Where a line contains the word "this", copy that line.

-------- TASK INPUTS

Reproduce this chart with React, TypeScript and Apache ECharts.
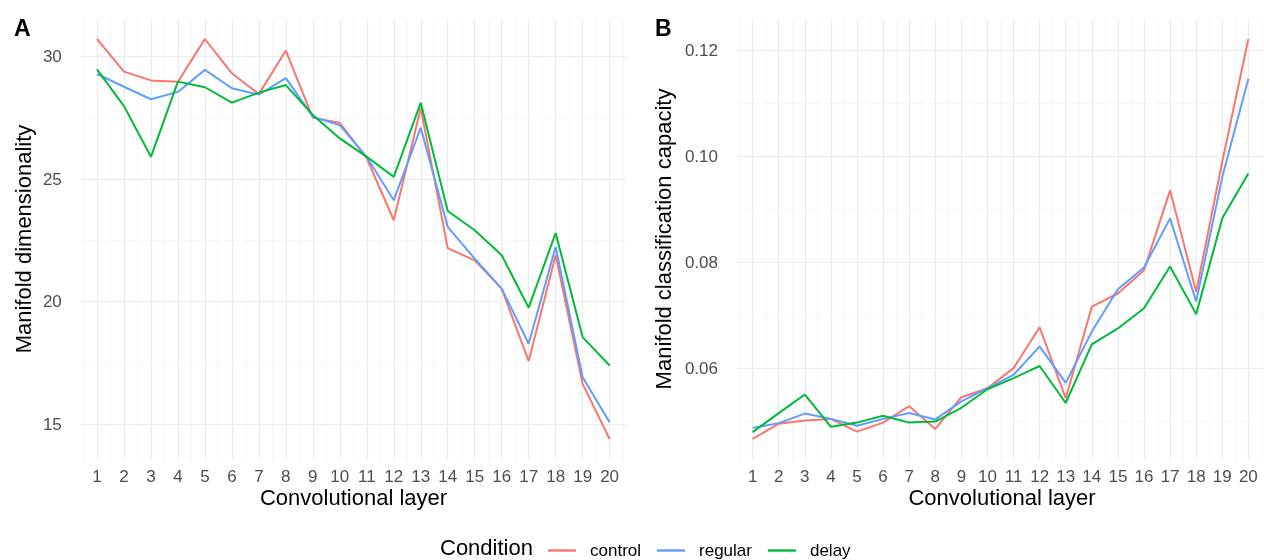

----------------
-------- TASK INPUTS

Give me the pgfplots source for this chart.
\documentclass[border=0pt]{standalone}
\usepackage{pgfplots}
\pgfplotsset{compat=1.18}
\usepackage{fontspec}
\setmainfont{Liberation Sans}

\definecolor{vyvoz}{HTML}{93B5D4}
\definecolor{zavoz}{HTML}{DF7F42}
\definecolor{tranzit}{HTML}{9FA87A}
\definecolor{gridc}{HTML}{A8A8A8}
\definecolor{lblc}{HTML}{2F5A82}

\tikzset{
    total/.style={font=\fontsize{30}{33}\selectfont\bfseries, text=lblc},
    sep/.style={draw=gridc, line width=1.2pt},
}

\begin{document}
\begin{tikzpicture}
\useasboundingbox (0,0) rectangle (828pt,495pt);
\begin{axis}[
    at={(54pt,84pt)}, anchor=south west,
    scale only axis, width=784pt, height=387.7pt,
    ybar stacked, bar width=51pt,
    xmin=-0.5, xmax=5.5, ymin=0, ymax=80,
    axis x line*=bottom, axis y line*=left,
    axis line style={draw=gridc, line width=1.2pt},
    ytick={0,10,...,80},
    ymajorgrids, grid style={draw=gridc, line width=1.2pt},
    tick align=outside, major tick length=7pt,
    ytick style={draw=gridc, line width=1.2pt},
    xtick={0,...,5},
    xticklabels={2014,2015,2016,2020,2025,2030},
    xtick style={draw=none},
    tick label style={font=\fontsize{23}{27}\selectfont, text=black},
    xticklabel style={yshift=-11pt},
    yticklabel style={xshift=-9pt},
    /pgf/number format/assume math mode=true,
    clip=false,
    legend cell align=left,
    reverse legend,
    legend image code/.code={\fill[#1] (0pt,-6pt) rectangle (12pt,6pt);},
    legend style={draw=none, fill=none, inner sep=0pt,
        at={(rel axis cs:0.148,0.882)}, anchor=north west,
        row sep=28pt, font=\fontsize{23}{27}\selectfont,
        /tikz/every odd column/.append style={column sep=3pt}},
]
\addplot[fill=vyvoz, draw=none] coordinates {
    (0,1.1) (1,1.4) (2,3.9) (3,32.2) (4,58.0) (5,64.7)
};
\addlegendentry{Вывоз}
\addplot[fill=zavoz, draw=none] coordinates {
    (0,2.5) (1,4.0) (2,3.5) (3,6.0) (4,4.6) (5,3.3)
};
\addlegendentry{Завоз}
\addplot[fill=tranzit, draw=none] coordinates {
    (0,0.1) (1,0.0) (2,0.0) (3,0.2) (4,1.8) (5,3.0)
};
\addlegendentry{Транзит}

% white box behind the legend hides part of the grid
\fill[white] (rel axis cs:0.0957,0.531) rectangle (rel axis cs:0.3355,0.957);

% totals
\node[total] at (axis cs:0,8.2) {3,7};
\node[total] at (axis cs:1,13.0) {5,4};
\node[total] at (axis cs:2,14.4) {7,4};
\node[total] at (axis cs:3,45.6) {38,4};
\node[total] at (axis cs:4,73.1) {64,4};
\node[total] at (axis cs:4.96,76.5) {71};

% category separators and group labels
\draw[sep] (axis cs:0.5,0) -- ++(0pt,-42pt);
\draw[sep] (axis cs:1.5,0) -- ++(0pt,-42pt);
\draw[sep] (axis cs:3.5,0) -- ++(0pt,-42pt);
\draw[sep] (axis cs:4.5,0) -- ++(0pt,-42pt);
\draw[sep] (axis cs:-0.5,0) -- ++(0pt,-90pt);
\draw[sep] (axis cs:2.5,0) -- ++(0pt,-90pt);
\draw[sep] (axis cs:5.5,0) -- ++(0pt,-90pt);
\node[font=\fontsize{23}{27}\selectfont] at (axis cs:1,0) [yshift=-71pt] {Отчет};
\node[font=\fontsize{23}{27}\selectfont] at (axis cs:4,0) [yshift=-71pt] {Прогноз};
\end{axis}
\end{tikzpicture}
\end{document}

----------------

ANSWER IN FULL:
Reproduce this chart with React, TypeScript and Apache ECharts.
Give me the pgfplots source for this chart.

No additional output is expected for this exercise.